An apt statement of the rule of law in this regard is found in Sevier v. Woodson, 205 Mo. 202, 104 S.W. 1, wherein the court said:

"If we find invalid portions to be in the instrument, do these invalid portions, when taken out of the instrument, so change the instrument as not to give effect to the general scheme and purpose of the testator in the disposition of his property? These questions we take in their order.

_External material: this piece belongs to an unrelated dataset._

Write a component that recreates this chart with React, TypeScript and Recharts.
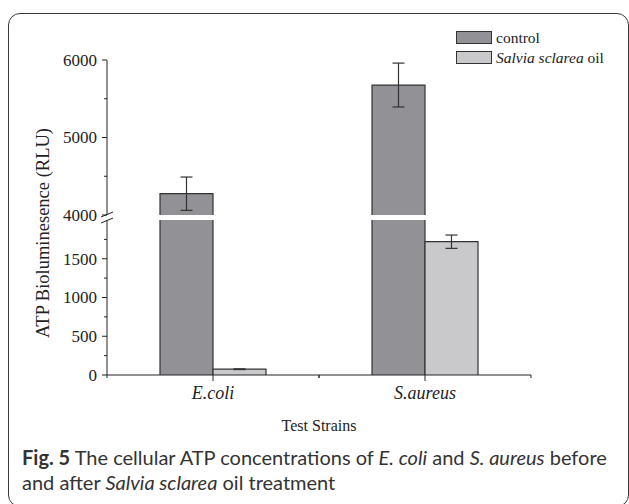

In so doing we must and do recognize that it is the duty of courts to construe and not to make wills; that wills may be valid in part and invalid in part; that in determining what was the real scheme of disposition in the mind of the testator, the valid and invalid portions must be alike considered, and this for the reason that the presumption must *Page 216 be indulged that the testator in formulating his scheme of disposition thought all portions legal and valid; that if the elimination of the invalid portions, if any there be, so changes the general scheme and purpose of the testator as would make the remaining portions amount to a new and different will, then the whole devise must fail."

Applying the above rules of law to the facts stated here, it is our conclusion that the will here under consideration, which consisted only of two specific devises of land in approximately equal amounts, must fall in toto, for it is readily apparent that the will of the testatrix is defeated by the invalid devise, to the point that the entire testamentary scheme and intention is disarranged.

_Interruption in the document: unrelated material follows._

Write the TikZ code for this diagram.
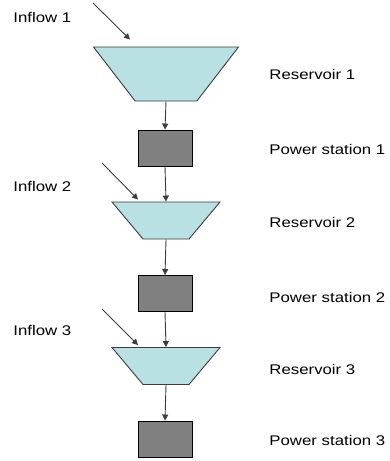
\documentclass[tikz,border=0pt]{standalone}
\usepackage{fontspec}
\setmainfont{Liberation Sans}[FakeStretch=1.2]
\usetikzlibrary{arrows.meta,shapes.geometric}

\definecolor{lake}{RGB}{185,224,227}
\definecolor{edgegray}{RGB}{60,60,60}
\definecolor{plant}{RGB}{128,128,128}

\begin{document}
\begin{tikzpicture}[x=1pt, y=-1pt, -{Triangle[width=6pt,length=6pt]}, line width=0.9pt, draw=edgegray,
  reservoir/.style={trapezium, trapezium stretches=true, shape border rotate=180, trapezium angle=56, draw=edgegray, fill=lake, inner sep=1pt, line width=0.9pt},
  station/.style={rectangle, draw=black, fill=plant, minimum width=54pt, minimum height=36pt, inner sep=0pt, line width=0.9pt},
  label/.style={anchor=west, inner sep=0pt, font=\fontsize{14}{16}\selectfont}]

\useasboundingbox (0,0) rectangle (390,461);

\node[reservoir, minimum width=145pt, minimum height=54pt](r1) at (166,74) {};
\node[station](p1) at (165,148) {};
\node[reservoir, minimum width=108pt, minimum height=37pt](r2) at (166,220.5) {};
\node[station](p2) at (165,293.5) {};
\node[reservoir, minimum width=108pt, minimum height=37pt](r3) at (166,366) {};
\node[station](p3) at (165,439) {};

\node[label](i1) at (13,17) {Inflow 1};
\node[label](i2) at (13,186) {Inflow 2};
\node[label](i3) at (13,330) {Inflow 3};
\node[label](l1) at (269,74) {Reservoir 1};
\node[label](l2) at (269,149) {Power station 1};
\node[label](l3) at (269,222) {Reservoir 2};
\node[label](l4) at (269,297) {Power station 2};
\node[label](l5) at (269,369) {Reservoir 3};
\node[label](l6) at (269,440) {Power station 3};

\coordinate (f1) at (93,3);
\coordinate (f2) at (102,163);
\coordinate (f3) at (102,309);

\draw (r1.south) to (p1.north);
\draw (p1.south) to (r2.north);
\draw (r2.south) to (p2.north);
\draw (p2.south) to (r3.north);
\draw (r3.south) to (p3.north);

\draw (f1) to ([shift={(-36,-7)}]r1.north);
\draw (f2) to ([shift={(-28,-2)}]r2.north);
\draw (f3) to ([shift={(-28,-2)}]r3.north);

\end{tikzpicture}
\end{document}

The defendants cite Logan et al. v. School-field,55 Okla. 582, 155 P. 592, to the effect that when a will contains several distinct provisions, one or more of which is lawful, and one at least is unlawful in whole or in part, the devise should be declared void as to the latter and valid as to the rest. We have no fault to find with the rule there announced, and the same is in no wise in conflict with our decision here. In the Schoolfield Case, supra, the will was held valid for the purpose of passing the title to the personal property, and was held invalid for the purpose of passing title to the real estate. There were no facts there to indicate in the slightest degree that the testatrix did not desire her personal property to go to the same persons to whom it did go and in the same proportionate amounts, even though the title to the real estate was not passed thereby. The testamentary plan and purpose as to the passing of title to the personal property was not disturbed in the Schoolfield Case, and therein lies the principal distinction.

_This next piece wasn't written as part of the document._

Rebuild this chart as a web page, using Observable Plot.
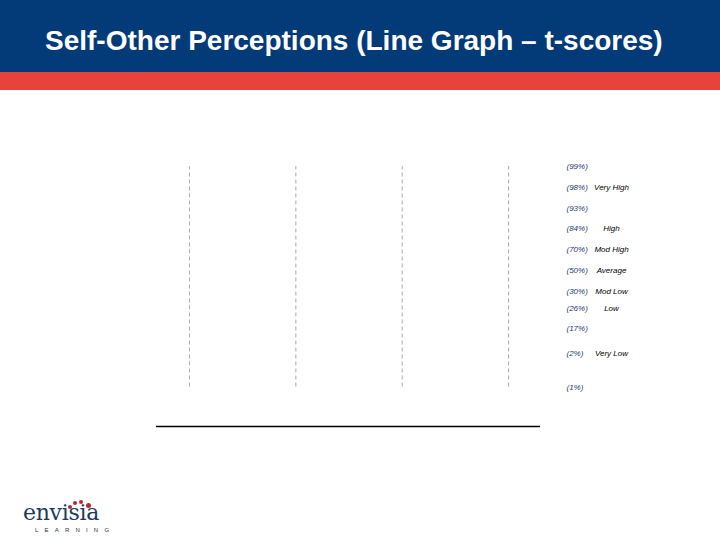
<!DOCTYPE html>
<html>
<head>
<meta charset="utf-8">
<script src="https://cdn.jsdelivr.net/npm/d3@7"></script>
<script src="https://cdn.jsdelivr.net/npm/@observablehq/plot@0.6"></script>
<style>
  html, body { margin: 0; padding: 0; background: #fff; }
  body { width: 720px; height: 540px; overflow: hidden; position: relative; font-family: "Liberation Sans", Arial, sans-serif; }
  #hdr { height: 72px; background: #033a78; position: relative; }
  #hdr h1 { position: absolute; left: 45px; top: 25px; margin: 0; color: #fff; font-size: 28px; line-height: 32px; font-weight: bold; letter-spacing: 0; white-space: nowrap; }
  #stripe { height: 18px; background: #e8433a; }
  #chart svg { display: block; }
  #logo { position: absolute; left: 23px; top: 494px; width: 100px; height: 44px; }
  #logo .word { position: absolute; left: 0; top: 6px; font-family: "DejaVu Serif", "Liberation Serif", serif; font-size: 22px; color: #1c3a63; letter-spacing: -0.3px; }
  #logo .sub { position: absolute; left: 12px; top: 33px; font-size: 6px; color: #333; letter-spacing: 6.2px; }
  #logo .dot { position: absolute; width: 4px; height: 4px; border-radius: 50%; background: #b8292f; }
</style>
</head>
<body>
<div id="hdr"><h1>Self-Other Perceptions (Line Graph – t-scores)</h1></div>
<div id="stripe"></div>
<div id="chart"></div>
<div id="logo">
  <span class="dot" style="left:45px;top:11px"></span>
  <span class="dot" style="left:50px;top:7px"></span>
  <span class="dot" style="left:56px;top:6px"></span>
  <span class="dot" style="left:63px;top:9px;width:5px;height:5px"></span>
  <div class="word">envisia</div>
  <div class="sub">LEARNING</div>
</div>
<script>
const columns = [1, 2, 3, 4];
const pctLabels = ["(99%)", "(98%)", "(93%)", "(84%)", "(70%)", "(50%)", "(30%)", "(26%)", "(17%)", "(2%)", "(1%)"];
const pctT = [75, 70, 65, 60, 55, 50, 45, 41, 36, 30, 22];
const bandLabels = ["Very High", "High", "Mod High", "Average", "Mod Low", "Low", "Very Low"];
const bandT = [70, 60, 55, 50, 45, 41, 30];
const gridT = [22, 75];
const baseT = 12.5;

const pctData = pctLabels.map((t, i) => ({text: t, y: pctT[i]}));
const bandData = bandLabels.map((t, i) => ({text: t, y: bandT[i]}));

const chart = Plot.plot({
  width: 720,
  height: 360,
  marginLeft: 156,
  marginRight: 180,
  marginTop: 76,
  marginBottom: 24,
  style: {fontFamily: "'Liberation Sans', Arial, sans-serif", background: "transparent"},
  x: {domain: [0.69, 4.3], axis: null},
  y: {domain: [baseT, 75], axis: null},
  marks: [
    Plot.ruleX(columns, {x: d => d, y1: gridT[0], y2: gridT[1], stroke: "#aaaaaa", strokeWidth: 1, strokeDasharray: "4,3"}),
    Plot.ruleY([baseT], {stroke: "#000", strokeWidth: 1.5}),
    Plot.text(pctData, {y: "y", text: "text", frameAnchor: "right", dx: 26, textAnchor: "start", fill: "#1c3a6e", fontSize: 8, fontStyle: "italic"}),
    Plot.text(bandData, {y: "y", text: "text", frameAnchor: "right", dx: 71, textAnchor: "middle", fill: "#000", fontSize: 8, fontStyle: "italic"})
  ]
});
document.getElementById("chart").appendChild(chart);
</script>
</body>
</html>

It is further contended by the defendants that plaintiff, having presented the will for probate and having sold certain portions of the land to the defendants here, cannot upon hearing of final report and distribution of the estate dispute the validity of the will; that such presentation of the will for probate and the sale of certain portions of the surplus allotment operates to estop him from the attack made.

The case of Letts v. Letts, supra, is authority for our conclusion that the presentation of the will for probate can have no such effect as is contended by the defendants. To accept the contention that the sale or attempted sale of the surplus to the defendants herein by A.M. Scott operates to estop an executor from the performance of his duty to espouse the distribution of an estate in accordance with law, would be in a case such as this equvalent to a nullification of the applicable congressional acts imposing restrictions upon Indian lands. Such acts on his part could in no way be construed as estopping the children of Ella Scott, because they did not participate therein, nor could his acts operate to make valid a conveyance of land which is void by reason of a violation of restrictions against alienation imposed by Congress. Smith v. Williams et al., 78 Okla. 297, 190 P. 555.

The judgment is reversed and the cause remanded to the district court with directions to remand to the county court for distribution of the estate according to the laws of descent and distribution of the state as upon intestacy.

OSBORN, V. C. J., and RILEY, CORN, and GIBSON, JJ., concur. McNEILL, C. J., and BAYLESS, BUSBY, and PHELPS, JJ., absent.